● Raw data
..............................

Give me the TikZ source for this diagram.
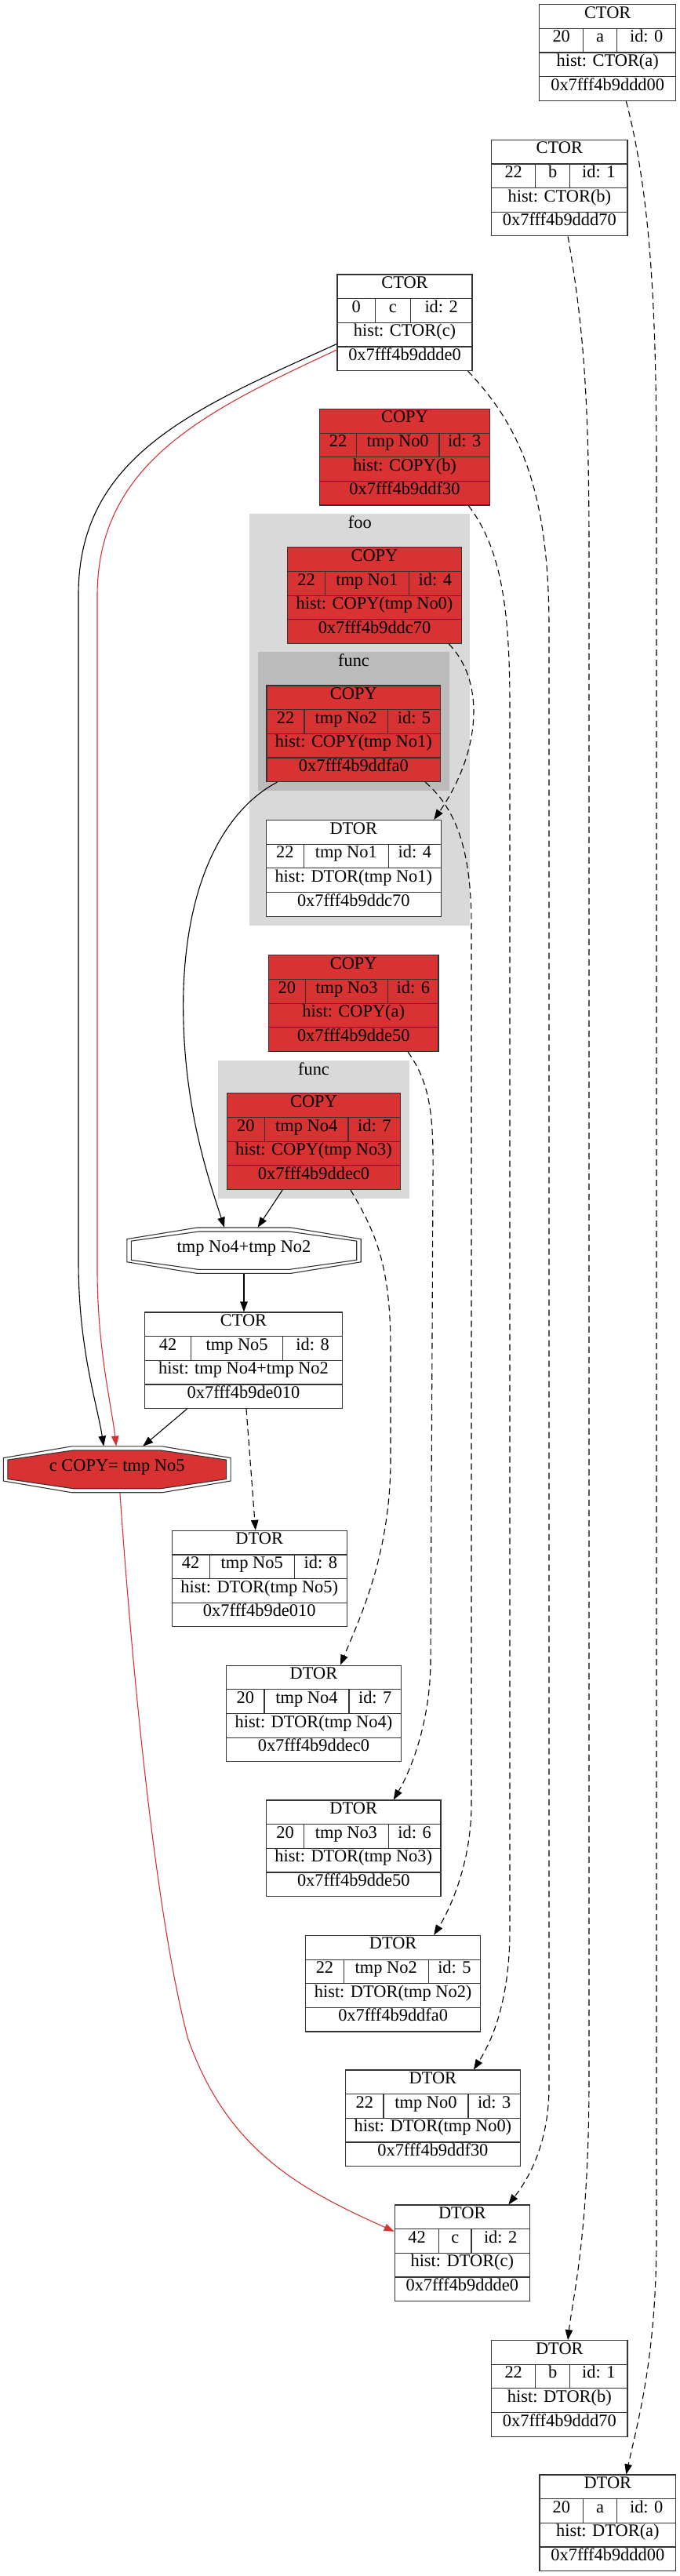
\documentclass[tikz,border=0pt]{standalone}
\usepackage{fontspec}
\setmainfont{Liberation Serif}
\usetikzlibrary{arrows.meta}

\definecolor{copyred}{HTML}{D83232}
\definecolor{outergray}{HTML}{D9D9D9}
\definecolor{innergray}{HTML}{BBBBBB}

% record: name, fill, left, top, right, title, history, address
\newcommand{\recbox}[8]{%
  \def\recN{#1}\def\recL{#3}\def\recT{#4}\def\recR{#5}%
  \node[rec, fill=#2, minimum width={#5-#3}] (#1) at ({(#3+#5)/2},{#4+61.3}) {};
  \foreach \k in {1,2,3}
    \draw[recline] (#3,{#4+30.65*\k}) -- (#5,{#4+30.65*\k});
  \node[txt] (#1-t) at ({(#3+#5)/2},{#4+15.3}) {#6};
  \node[txt] (#1-h) at ({(#3+#5)/2},{#4+76.6}) {#7};
  \node[txt] (#1-a) at ({(#3+#5)/2},{#4+107.3}) {#8};
}
% middle row of the last record: two dividers, value, variable, id
\newcommand{\reccells}[5]{%
  \draw[recline] (#1,{\recT+30.65}) -- (#1,{\recT+61.3});
  \draw[recline] (#2,{\recT+30.65}) -- (#2,{\recT+61.3});
  \node[txt] (\recN-v) at ({(\recL+#1)/2},{\recT+46}) {#3};
  \node[txt] (\recN-n) at ({(#1+#2)/2},{\recT+46}) {#4};
  \node[txt] (\recN-i) at ({(#2+\recR)/2},{\recT+46}) {#5};
}
% double octagon: centre x, centre y, half width, half height, inner fill
\newcommand{\octo}[5]{%
  \begin{scope}[shift={(#1,#2)}]
    \foreach \d/\f in {0/white,5/#5} {
      \pgfmathsetmacro\w{#3-1.1*\d}
      \pgfmathsetmacro\h{#4-\d}
      \draw[recline, fill=\f] ({-0.4*\w},{-\h}) -- ({0.4*\w},{-\h}) -- (\w,{-0.5*\h})
        -- (\w,{0.5*\h}) -- ({0.4*\w},\h) -- ({-0.4*\w},\h) -- ({-\w},{0.5*\h})
        -- ({-\w},{-0.5*\h}) -- cycle;
    }
  \end{scope}}

\begin{document}
\begin{tikzpicture}[x=1pt, y=-1pt, font=\fontsize{22.4}{26}\selectfont,
    rec/.style={draw=black!80, line width=1.1pt, minimum height=122.6, inner sep=0pt},
    recline/.style={draw=black!80, line width=1.1pt},
    txt/.style={inner sep=0pt, text height=0.7em, text depth=0.25em},
    flow/.style={line width=1.1pt, -{Triangle[length=13pt,width=9.5pt]}},
    life/.style={flow, dash pattern=on 8pt off 5pt},
    redflow/.style={flow, copyred}]
    \useasboundingbox (0,0) rectangle (867,3284);

    % clusters
    \fill[outergray] (318.3,655.4) rectangle (599.3,1180);
    \node[txt] (fooLabel) at (458.8,671) {foo};
    \fill[innergray] (329.3,831.3) rectangle (572.7,1008);
    \node[txt] (funcLabel) at (451,847.7) {func};
    \fill[outergray] (277.9,1351.5) rectangle (522.1,1528);
    \node[txt] (funcLabelB) at (400,1368.5) {func};

    % constructors and copies
    \recbox{ctorA}{white}{687.7}{5.7}{861.7}{CTOR}{hist: CTOR(a)}{0x7fff4b9ddd00}
    \reccells{743.7}{786.7}{20}{a}{id: 0}
    \recbox{ctorB}{white}{626.7}{178.3}{800}{CTOR}{hist: CTOR(b)}{0x7fff4b9ddd70}
    \reccells{682.7}{726.7}{22}{b}{id: 1}
    \recbox{ctorC}{white}{430}{350}{602}{CTOR}{hist: CTOR(c)}{0x7fff4b9ddde0}
    \reccells{478.3}{523.3}{0}{c}{id: 2}
    \recbox{copyNo0}{copyred}{407.7}{521.4}{624.3}{COPY}{hist: COPY(b)}{0x7fff4b9ddf30}
    \reccells{454.3}{560}{22}{tmp No0}{id: 3}
    \recbox{copyNo1}{copyred}{366.7}{697.8}{588.3}{COPY}{hist: COPY(tmp No0)}{0x7fff4b9ddc70}
    \reccells{414.3}{521.3}{22}{tmp No1}{id: 4}
    \recbox{copyNo2}{copyred}{340}{874}{561.7}{COPY}{hist: COPY(tmp No1)}{0x7fff4b9ddfa0}
    \reccells{388}{494.3}{22}{tmp No2}{id: 5}
    \recbox{dtorNo1}{white}{339.3}{1045.5}{562.3}{DTOR}{hist: DTOR(tmp No1)}{0x7fff4b9ddc70}
    \reccells{387.3}{495.3}{22}{tmp No1}{id: 4}
    \recbox{copyNo3}{copyred}{342.5}{1217.9}{559}{COPY}{hist: COPY(a)}{0x7fff4b9dde50}
    \reccells{389.3}{494.6}{20}{tmp No3}{id: 6}
    \recbox{copyNo4}{copyred}{289.3}{1393.9}{510.7}{COPY}{hist: COPY(tmp No3)}{0x7fff4b9ddec0}
    \reccells{337.5}{444}{20}{tmp No4}{id: 7}

    % operators
    \octo{311}{1594.2}{149.2}{29.2}{white}
    \node[txt, minimum width=298.4, minimum height=58.4] (sum) at (311,1594.2) {tmp No4+tmp No2};
    \recbox{ctorNo5}{white}{184.5}{1673}{436.5}{CTOR}{hist: tmp No4+tmp No2}{0x7fff4b9de010}
    \reccells{243.5}{360.7}{42}{tmp No5}{id: 8}
    \octo{149.2}{1873.3}{144.9}{29.4}{copyred}
    \node[txt, minimum width=289.8, minimum height=58.8] (assign) at (149.2,1873.3) {c COPY= tmp No5};

    % destructors
    \recbox{dtorNo5}{white}{219.1}{1951.3}{442.4}{DTOR}{hist: DTOR(tmp No5)}{0x7fff4b9de010}
    \reccells{267.2}{375.2}{42}{tmp No5}{id: 8}
    \recbox{dtorNo4}{white}{288.5}{2123.2}{511.4}{DTOR}{hist: DTOR(tmp No4)}{0x7fff4b9ddec0}
    \reccells{337}{445}{20}{tmp No4}{id: 7}
    \recbox{dtorNo3}{white}{339.5}{2295}{562}{DTOR}{hist: DTOR(tmp No3)}{0x7fff4b9dde50}
    \reccells{387.6}{495.2}{20}{tmp No3}{id: 6}
    \recbox{dtorNo2}{white}{389.7}{2467.4}{612.6}{DTOR}{hist: DTOR(tmp No2)}{0x7fff4b9ddfa0}
    \reccells{438.2}{546.2}{22}{tmp No2}{id: 5}
    \recbox{dtorNo0}{white}{440.5}{2639}{663.3}{DTOR}{hist: DTOR(tmp No0)}{0x7fff4b9ddf30}
    \reccells{489}{597}{22}{tmp No0}{id: 3}
    \recbox{dtorC}{white}{503.3}{2811}{675.3}{DTOR}{hist: DTOR(c)}{0x7fff4b9ddde0}
    \reccells{559.7}{601}{42}{c}{id: 2}
    \recbox{dtorB}{white}{626.7}{2983.6}{800}{DTOR}{hist: DTOR(b)}{0x7fff4b9ddd70}
    \reccells{682.7}{726.7}{22}{b}{id: 1}
    \recbox{dtorA}{white}{688}{3155}{861.7}{DTOR}{hist: DTOR(a)}{0x7fff4b9ddd00}
    \reccells{743.7}{786.7}{20}{a}{id: 0}

    % data flow
    \draw[flow] ([yshift=-89pt]ctorC.north west) .. controls (250,520) and (100,580) .. (100,758)
        -- (100,1608) .. controls (100,1720) and (124,1790) .. ([xshift=-17pt]assign.north);
    \draw[redflow] ([yshift=-96.5pt]ctorC.north west) .. controls (262,524) and (124,590) .. (124,760)
        -- (124,1618) .. controls (124,1720) and (142,1790) .. ([xshift=-1pt]assign.north);
    \draw[flow] ([xshift=14pt]copyNo2.south west) .. controls (300,1025) and (240,1100) .. (234,1260)
        .. controls (230,1400) and (265,1500) .. ([xshift=-25pt]sum.north);
    \draw[flow] ([xshift=71.4pt]copyNo4.south west) -- ([xshift=17.6pt]sum.north);
    \draw[flow] (sum.south) -- (sum.south |- ctorNo5.north);
    \draw[flow] ([xshift=54.5pt]ctorNo5.south west) -- ([xshift=33pt]assign.north);
    \draw[redflow] ([xshift=3.7pt]assign.south) .. controls (170,2150) and (200,2450) .. (240,2600)
        .. controls (290,2740) and (380,2790) .. ([yshift=-34.3pt]dtorC.north west);

    % lifetimes
    \draw[life] ([xshift=23.6pt]ctorA.south) .. controls (830,250) and (837,400) .. (837,600)
        -- (837,2850) .. controls (837,3000) and (815,3080) .. ([xshift=23.5pt]dtorA.north);
    \draw[life] ([xshift=10.7pt]ctorB.south) .. controls (745,420) and (751,520) .. (751,700)
        -- (751,2650) .. controls (751,2850) and (730,2930) .. ([xshift=10.7pt]dtorB.north);
    \draw[life] ([xshift=-6pt]ctorC.south east) .. controls (660,540) and (700,620) .. (700,800)
        -- (700,2660) .. controls (700,2740) and (668,2785) .. ([xshift=59pt]dtorC.north);
    \draw[life] ([xshift=-27.6pt]copyNo0.south east) .. controls (640,700) and (650,780) .. (650,900)
        -- (650,2460) .. controls (650,2560) and (622,2610) .. ([xshift=52pt]dtorNo0.north);
    \draw[life] ([xshift=-16.6pt]copyNo1.south east) .. controls (620,870) and (612,960) .. ([xshift=102.5pt]dtorNo1.north);
    \draw[life] ([xshift=-20pt]copyNo2.south east) .. controls (580,1030) and (601,1080) .. (601,1180)
        -- (601,2300) .. controls (601,2380) and (570,2440) .. ([xshift=52pt]dtorNo2.north);
    \draw[life] ([xshift=-39.4pt]copyNo3.south east) .. controls (548,1380) and (553,1420) .. (552,1500)
        -- (549,2120) .. controls (548,2200) and (522,2260) .. ([xshift=51pt]dtorNo3.north);
    \draw[life] ([xshift=-64.3pt]copyNo4.south east) .. controls (482,1575) and (498,1620) .. (498,1720)
        -- (498,1860) .. controls (498,1980) and (460,2060) .. ([xshift=34pt]dtorNo4.north);
    \draw[life] ([xshift=3.5pt]ctorNo5.south) -- ([xshift=-5pt]dtorNo5.north);
\end{tikzpicture}
\end{document}
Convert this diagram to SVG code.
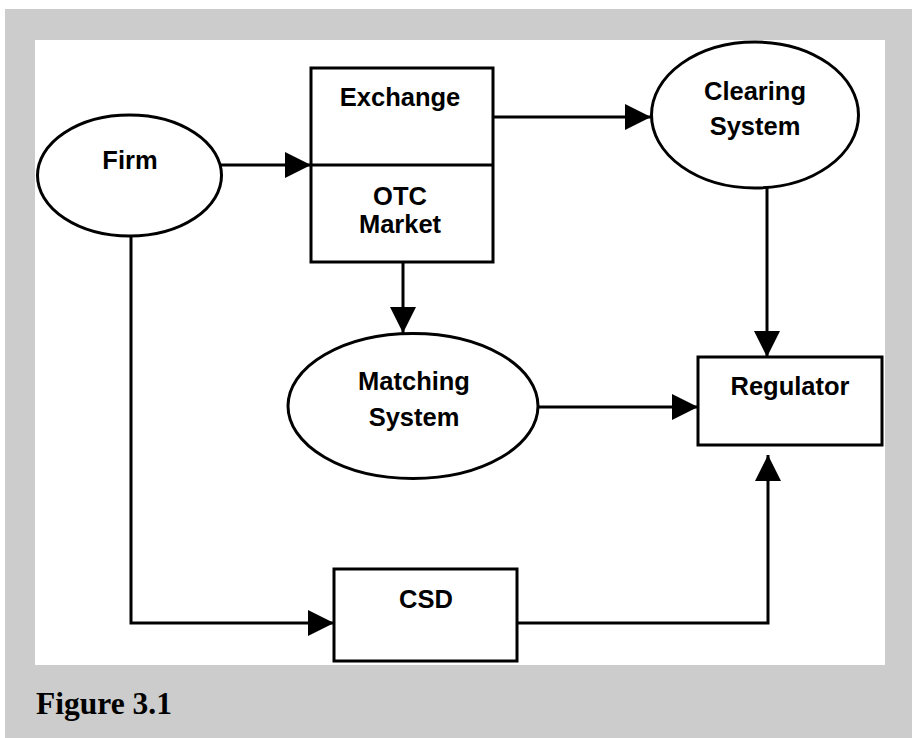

..............................

● Task details
Pull out each line holding the string "this".

● Exercise answer
Give me the TikZ source for this diagram.
Convert this diagram to SVG code.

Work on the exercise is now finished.